Zum anderen: Die Staaten kooperieren außerhalb der vorhandenen Verträge miteinander. Ähnlich wie bei Schengen einigen sich manche auf ein Projekt und bestimmen die Spielregeln. Wenn ein Projekt gut funktioniert und immer mehr Staaten mitmachen, kann es in die EU-Verträge überführt werden. So war es beim Schengen-Vertrag.

Die fünf Szenarien der EU-Kommission zur Zukunft Europas

Eine Vielzahl von Projekten ist denkbar. Beispiel Verteidigung: Kürzlich haben die Außen- und Verteidigungsminister der Europäischen Union ein militärisches Hauptquartier in Brüssel gegründet. Manche sehen darin den Beginn einer gemeinsamen Verteidigungspolitik in der EU. Doch den wirklich radikalen Schritt wagt bislang keiner: Armeen fusionieren und Länder im Zweifel gemeinsam verteidigen. Franzosen und Briten haben daran wenig Interesse, da sich beide noch immer als Weltmächte begreifen, die stolz auf ihre jeweiligen militärischen Fähigkeiten sind.

Eine gemeinsame Wirtschaftsregierung für ein Kerneuropa?

Wenn beispielsweise Deutschland einen Vorstoß für eine europäische Armee machen würde, wären wohl eher Länder wie Österreich, die Niederlande, die Benelux-Staaten, die skandinavischen Staaten oder manche in Osteuropa daran interessiert.

Zweites Beispiel – Grenzsicherung: Seit der Flüchtlingskrise gilt die Sicherung der Außengrenzen als eine der wichtigsten Aufgaben der EU. Und tatsächlich wurde die Grenzschutzagentur Frontex personell und finanziell verstärkt.

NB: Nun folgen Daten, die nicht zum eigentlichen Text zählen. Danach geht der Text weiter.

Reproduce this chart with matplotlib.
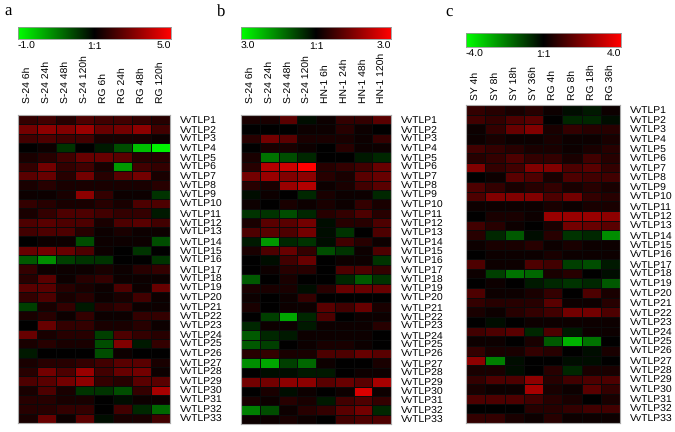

Eine schlagkräftige europäische Grenzpolizei, die entlang der Außengrenzen patrouilliert, gibt es aber nicht. Im Gegenteil: Die Griechen verbitten sich eine solche Form der Einmischung.

Mit Italien könnte ein Art Außengrenzen-Schengen aber durchaus funktionieren, glaubt EU-Experten Janning. „Die Italiener werden sich nur darauf einlassen, wenn die Lasten geteilt werden.“ Bedeutet: Auch Deutsche und Österreicher müssten sich beispielsweise am Grenzschutz im Mittelmeer beteiligen. Und die Flüchtlinge, die dennoch nach Europa kommen, müssten nach einem Schlüssel unter den teilnehmenden Staaten verteilt werden. „Was in der EU mit 28 Staaten gescheitert ist, könnte in einem kleineren Kreis gelingen“, glaubt Janning.

Drittes Thema für ein mögliches Kerneuropa: eine Wirtschaftsregierung. Dass die EU eine gemeinsame Wirtschaftspolitik braucht, wussten die Staats- und Regierungschefs eigentlich schon als sie einst den Euro vor einem Vierteljahrhundert beschlossen. Die gemeinsame Währung kam, eine Wirtschaftsregierung jedoch nicht. Weder in der EU mit ihren derzeit 28 Mitgliedern (wenn die Briten austreten, werden es 27 sein), noch die Eurozone mit ihren 19 Staaten kann sich dazu durchringen, ihre Wirtschafts-, Finanz- und Haushaltspolitik zu vergemeinschaften oder zumindest zu harmonisieren.

Doch wie wäre es, wenn sich beispielsweise Deutschland, Frankreich, die Niederlande, die Benelux-Staaten, die skandinavischen Länder und Österreich zusammenschlössen? „In einem solchen Kreis ist vieles denkbar – von einem gemeinsamen Budget, gemeinsamen Steuern bis hin zu gemeinsamen Anleihen“, sagt Janning. Ökonomen und Politikwissenschaftler sind sich sicher, dass sich die stärkeren nordeuropäischen Länder wohl auf gemeinsame Regeln verständigen könnten. Doch wie viele Südländer könnten hier mitmachen? „Der Norden will den Süden nördlicher machen“, erklärt Janning. Aber wie schnell ginge das? Bis sich etablierte Wirtschaftsstrukturen nachhaltig verändern, dürften Jahre, wenn nicht gar Jahrzehnte vergehen.

All diese Projekte – eine gemeinsame Verteidigungspolitik, gemeiner Grenzschutz oder eine gemeinsame Wirtschaftspolitik – werden nicht bei diesem EU-Gipfel beschlossen. Zumindest werden die Staats- und Regierungschefs die Idee eines Europas der zwei Geschwindigkeiten aber nicht ausschließen. Wenn die Wahlen in den Niederlanden, Frankreich und Deutschland vorbei sind, könnte es erste Initiativen geben – frühestens.